Over the past few days, some headlines about Green Mountain Coffee Roasters (GMCR.DL), Starbucks (SBUX -1.02%), Coca-Cola Femsa (KOF 3.22%), Coca-Cola "Hellenic" (NYSE: CCH), and PepsiCo (PEP -0.41%) came across the web to shed light on their overall direction. These companies want to satisfy an increasingly health conscious consumer and expand into new territories. Also, their ubiquity helps them maintain a competitive edge over smaller rivals.

A move into the single-serve coffee cup market

According to Restaurant News, Panera is now selling its branded single serve coffee cups in four different flavors; "dark roast, light roast, Colombia, and Hazelnut Crème". Taking note of Starbucks successful relationship with Green Mountain Coffee Roasters and Starbucks' entrenchment into the grocery store chains Panera decided to move into the single serve space. Now you don't need to go to Panera to enjoy its coffee.  

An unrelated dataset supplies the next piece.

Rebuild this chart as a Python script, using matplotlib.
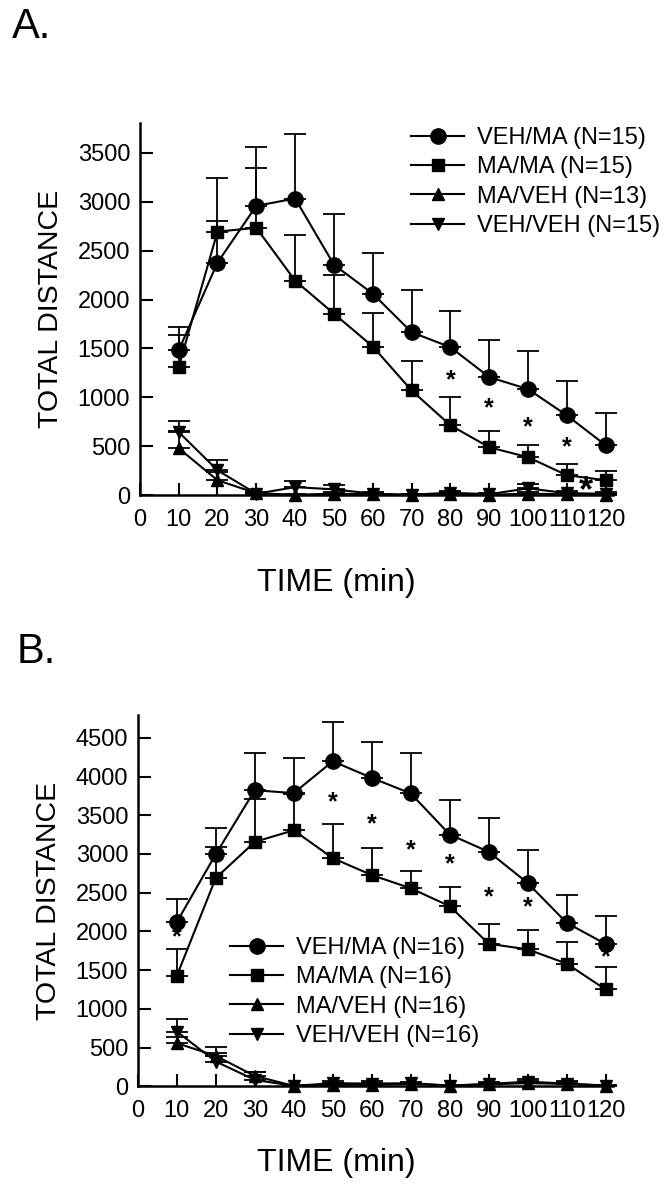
import matplotlib
matplotlib.use('Agg')
import matplotlib.pyplot as plt
from matplotlib.lines import Line2D

plt.rcParams['font.family'] = ['Liberation Sans', 'DejaVu Sans']

# time points (min)
time = [10, 20, 30, 40, 50, 60, 70, 80, 90, 100, 110, 120]
xticks = [0, 10, 20, 30, 40, 50, 60, 70, 80, 90, 100, 110, 120]

# Panel A - means and (upper) error
a_vehma = [1480, 2377, 2958, 3033, 2356, 2060, 1666, 1513, 1207, 1084, 816, 510]
a_vehma_err = [240, 868, 602, 657, 520, 420, 434, 367, 384, 385, 347, 326]
a_mama = [1310, 2694, 2734, 2193, 1856, 1520, 1071, 714, 490, 388, 204, 153]
a_mama_err = [330, 111, 616, 467, 399, 347, 296, 286, 163, 122, 112, 95]
a_maveh = [480, 153, 20, 5, 15, 10, 0, 15, 5, 15, 10, 0]
a_maveh_err = [180, 80, 15, 10, 15, 10, 10, 15, 10, 15, 10, 10]
a_vehveh = [646, 255, 15, 82, 60, 15, 5, 25, 10, 70, 20, 15]
a_vehveh_err = [109, 102, 15, 61, 42, 15, 10, 20, 15, 42, 20, 15]
a_labels = ['VEH/MA (N=15)', 'MA/MA (N=15)', 'MA/VEH (N=13)', 'VEH/VEH (N=15)']
a_star_x = [80, 90, 100, 110]
a_star_y = [1170, 888, 697, 493]
a_yticks = [0, 500, 1000, 1500, 2000, 2500, 3000, 3500]

# Panel B
b_vehma = [2120, 2998, 3824, 3786, 4197, 3983, 3782, 3251, 3028, 2625, 2111, 1837]
b_vehma_err = [300, 334, 485, 450, 510, 467, 523, 445, 442, 428, 360, 360]
b_mama = [1426, 2690, 3156, 3306, 2946, 2728, 2557, 2326, 1841, 1768, 1584, 1250]
b_mama_err = [342, 402, 549, 474, 437, 343, 223, 248, 249, 244, 279, 292]
b_maveh = [557, 393, 134, 5, 20, 20, 30, 10, 25, 40, 30, 10]
b_maveh_err = [85, 40, 50, 10, 20, 20, 15, 10, 15, 30, 20, 10]
b_vehveh = [707, 320, 83, 5, 40, 35, 40, 10, 30, 60, 35, 10]
b_vehveh_err = [160, 193, 107, 10, 34, 35, 20, 10, 20, 32, 35, 10]
b_labels = ['VEH/MA (N=16)', 'MA/MA (N=16)', 'MA/VEH (N=16)', 'VEH/VEH (N=16)']
b_star_x = [10, 50, 60, 70, 80, 90, 100, 120]
b_star_y = [1930, 3670, 3383, 3053, 2870, 2442, 2313, 1660]
b_yticks = [0, 500, 1000, 1500, 2000, 2500, 3000, 3500, 4000, 4500]

markers = ['o', 's', '^', 'v']
msizes = [11, 8.5, 9, 9]


def panel(ax, series, errs, ymax, yticks, star_x, star_y):
    for y, e, m, ms in zip(series, errs, markers, msizes):
        ax.errorbar(time, y, yerr=[[0] * len(e), e], fmt='-', color='black',
                    marker=m, markersize=ms, linewidth=1.5, elinewidth=1.3,
                    capsize=8, capthick=1.3, clip_on=False)
    for sx, sy in zip(star_x, star_y):
        ax.text(sx, sy, '*', ha='center', va='center', fontsize=18,
                fontweight='bold')
    ax.set_xlim(0, 122)
    ax.set_ylim(0, ymax)
    ax.set_xticks(xticks)
    ax.set_yticks(yticks)
    ax.spines['top'].set_visible(False)
    ax.spines['right'].set_visible(False)
    ax.spines['left'].set_linewidth(1.8)
    ax.spines['bottom'].set_linewidth(1.8)
    ax.tick_params(direction='in', length=9, width=1.5, labelsize=17)
    ax.tick_params(axis='x', pad=10)
    ax.tick_params(axis='y', pad=7)
    ax.set_ylabel('TOTAL DISTANCE', fontsize=20.5, labelpad=10)


def legend_handles(labels):
    hs = []
    for m, ms, lab in zip(markers, msizes, labels):
        hs.append(Line2D([0], [0], color='black', marker=m, markersize=ms,
                         linewidth=1.5, label=lab))
    return hs


fig = plt.figure(figsize=(6.69, 11.99), dpi=100)

axA = fig.add_axes([0.209, 0.587, 0.708, 0.310])
panel(axA, [a_vehma, a_mama, a_maveh, a_vehveh],
      [a_vehma_err, a_mama_err, a_maveh_err, a_vehveh_err],
      3800, a_yticks, a_star_x, a_star_y)
axA.text(115, 34, '*', ha='center', va='center', fontsize=26, fontweight='bold')
fig.legend(handles=legend_handles(a_labels), loc='upper left',
           bbox_to_anchor=(411 / 669, 1 - 127 / 1199), frameon=False,
           fontsize=17, handlelength=2.25, handletextpad=0.55,
           labelspacing=0.31, borderpad=0, borderaxespad=0)

axB = fig.add_axes([0.206, 0.094, 0.711, 0.310])
panel(axB, [b_vehma, b_mama, b_maveh, b_vehveh],
      [b_vehma_err, b_mama_err, b_maveh_err, b_vehveh_err],
      4800, b_yticks, b_star_x, b_star_y)
fig.legend(handles=legend_handles(b_labels), loc='upper left',
           bbox_to_anchor=(230 / 669, 1 - 937 / 1199), frameon=False,
           fontsize=17, handlelength=2.25, handletextpad=0.55,
           labelspacing=0.31, borderpad=0, borderaxespad=0)

fig.text(336 / 669, 1 - 583 / 1199, 'TIME (min)', fontsize=23,
         ha='center', va='center')
fig.text(336 / 669, 1 - 1163 / 1199, 'TIME (min)', fontsize=23,
         ha='center', va='center')
fig.text(12 / 669, 1 - 38 / 1199, 'A.', fontsize=30, ha='left', va='baseline')
fig.text(17 / 669, 1 - 663 / 1199, 'B.', fontsize=30, ha='left', va='baseline')

fig.savefig('out.png', dpi=100)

In a more interesting partnership, according to an article in USA Today, Starbucks teamed up with Switzerland's national railroad, Swiss Federal Railways, building a store on a train car. The train car sports two levels with the outside decked out with the Starbucks' logo. Starbucks wants to research how well its stores will do on trains.

Coca-Cola bottlers expand

Coca-Cola's largest publicly traded bottler Coca-Cola FEMSA recently invested $28 million in a warehouse facility in the Philippines, according to Drinks Business Review. Coca-Cola FEMSA's executives said this allows the company the logistical flexibility to expand as demand in the country increases.  On the Eastern European front, an analyst sees Coca-Cola HBC AG more, commonly known as Coca-Cola Hellenic, expanding due to low levels of consumption per capita in developing and emerging markets, according to Beverage Daily. The article noted that customers in developing markets are starting to adopt branded beverages. It's also noteworthy that customers even in developing markets gravitate toward healthier drinks such as water and juice. Moreover, Russia's crackdown on beer consumption bodes well for the non-alcoholic industry according to the analyst. It's interesting to think that parts of the world still have yet to enjoy Coca-Cola's taste. 

PepsiCo's moat

An article in Bakery and Snacks highlighted PepsiCo's ubiquity, marketing might, and brand management as a serious competitive edge. PepsiCo demonstrates expertise in cross-marketing and understands the demand patterns of its consumer. PepsiCo's snacks and beverage brands represent some of the most recognized in the world. An analyst cited in the article gave this example, "Consumers rarely buy Doritos without a dip". PepsiCo utilizes its resources to stay on trend so it can adapt. Lay's, Doritos, and Cheetos hold the top three positions in "Global Brand Share" according to Bakery and Snacks. Its global distribution infrastructure allows the company the economies of scale to profitably sell at a lower price. 

Foolish takeaway

The key to future shareholder expansion lies in remaining dynamic, flexible, and innovative. Finding new products, initiating new business relationships, and maintaining financial strength serve as keys to enhancing shareholder wealth over the long-term. 

Editor's note: A previous version of this article inaccurately stated the Panera Bread formed a partnership with Green Mountain Coffee Roasters. The Fool apologizes for this mistake.